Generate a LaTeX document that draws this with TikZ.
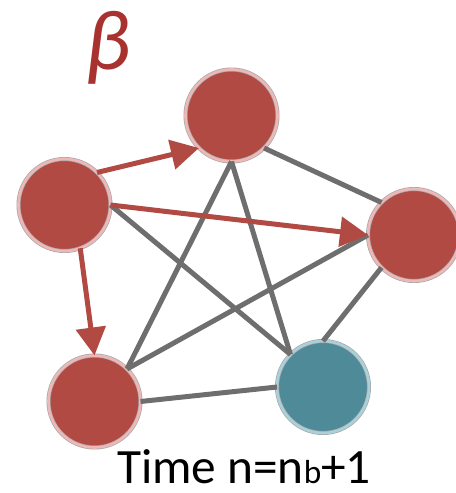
\documentclass[tikz,border=0pt]{standalone}
\usepackage{fontspec}
\setmainfont{Carlito}
\usepackage{tikz}
\usetikzlibrary{arrows.meta}
\definecolor{nodered}{RGB}{178, 74, 68}
\definecolor{ringred}{RGB}{236, 184, 184}
\definecolor{nodeteal}{RGB}{79, 138, 153}
\definecolor{ringteal}{RGB}{170, 208, 218}
\definecolor{edgegray}{RGB}{110, 110, 110}
\definecolor{betared}{RGB}{168, 50, 48}

\begin{document}
\begin{tikzpicture}[x=0.75pt, y=-0.75pt,
  agent/.style={circle, inner sep=0pt, outer sep=0pt, minimum size=69pt, fill=nodered, draw=black!35, line width=0.5pt, double=ringred, double distance=2pt},
  target/.style={agent, fill=nodeteal, double=ringteal},
  link/.style={draw=edgegray, line width=3.75pt},
  infl/.style={draw=nodered, line width=3.75pt, -{Triangle[length=21pt, width=22pt]}}]
 \useasboundingbox (0,0) rectangle (456,493);

 \node[agent] (top) at (231.5,115.5) {};
 \node[agent] (left) at (64.5,205) {};
 \node[agent] (right) at (414,235) {};
 \node[agent] (bl) at (94.5,401.5) {};
 \node[target] (teal) at (323,387) {};

 \node[text=betared, inner sep=0pt, font=\fontsize{64}{64}\selectfont\itshape] (beta) at (108,48) {β};
 \node[anchor=base, inner sep=0pt, font=\fontsize{37}{37}\selectfont] (time) at (244,483) {Time n=n{\fontsize{25}{25}\selectfont b}+1};

 \draw[link] (top.south east) -- (right.north west);
 \draw[link] (top.south) -- (bl.north east);
 \draw[link] (top.south) -- (teal.north west);
 \draw[link] (left.east) -- (teal.north west);
 \draw[link] (right.west) -- (bl.north east);
 \draw[link] (right.south west) -- (teal.north);
 \draw[link] (bl.east) -- (teal.west);

 \draw[infl] (left.north east) -- (top.south west);
 \draw[infl] (left.east) -- (right.west);
 \draw[infl] (left.-70) -- (bl.north);
\end{tikzpicture}
\end{document}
· · ·
Restate the entire listing word for word, excluding pictures.

• THE REPLY:
Generate a LaTeX document that draws this with TikZ.
\documentclass[tikz,border=0pt]{standalone}
\usepackage{fontspec}
\setmainfont{Carlito}
\usepackage{tikz}
\usetikzlibrary{arrows.meta}
\definecolor{nodered}{RGB}{178, 74, 68}
\definecolor{ringred}{RGB}{236, 184, 184}
\definecolor{nodeteal}{RGB}{79, 138, 153}
\definecolor{ringteal}{RGB}{170, 208, 218}
\definecolor{edgegray}{RGB}{110, 110, 110}
\definecolor{betared}{RGB}{168, 50, 48}

\begin{document}
\begin{tikzpicture}[x=0.75pt, y=-0.75pt,
  agent/.style={circle, inner sep=0pt, outer sep=0pt, minimum size=69pt, fill=nodered, draw=black!35, line width=0.5pt, double=ringred, double distance=2pt},
  target/.style={agent, fill=nodeteal, double=ringteal},
  link/.style={draw=edgegray, line width=3.75pt},
  infl/.style={draw=nodered, line width=3.75pt, -{Triangle[length=21pt, width=22pt]}}]
 \useasboundingbox (0,0) rectangle (456,493);

 \node[agent] (top) at (231.5,115.5) {};
 \node[agent] (left) at (64.5,205) {};
 \node[agent] (right) at (414,235) {};
 \node[agent] (bl) at (94.5,401.5) {};
 \node[target] (teal) at (323,387) {};

 \node[text=betared, inner sep=0pt, font=\fontsize{64}{64}\selectfont\itshape] (beta) at (108,48) {β};
 \node[anchor=base, inner sep=0pt, font=\fontsize{37}{37}\selectfont] (time) at (244,483) {Time n=n{\fontsize{25}{25}\selectfont b}+1};

 \draw[link] (top.south east) -- (right.north west);
 \draw[link] (top.south) -- (bl.north east);
 \draw[link] (top.south) -- (teal.north west);
 \draw[link] (left.east) -- (teal.north west);
 \draw[link] (right.west) -- (bl.north east);
 \draw[link] (right.south west) -- (teal.north);
 \draw[link] (bl.east) -- (teal.west);

 \draw[infl] (left.north east) -- (top.south west);
 \draw[infl] (left.east) -- (right.west);
 \draw[infl] (left.-70) -- (bl.north);
\end{tikzpicture}
\end{document}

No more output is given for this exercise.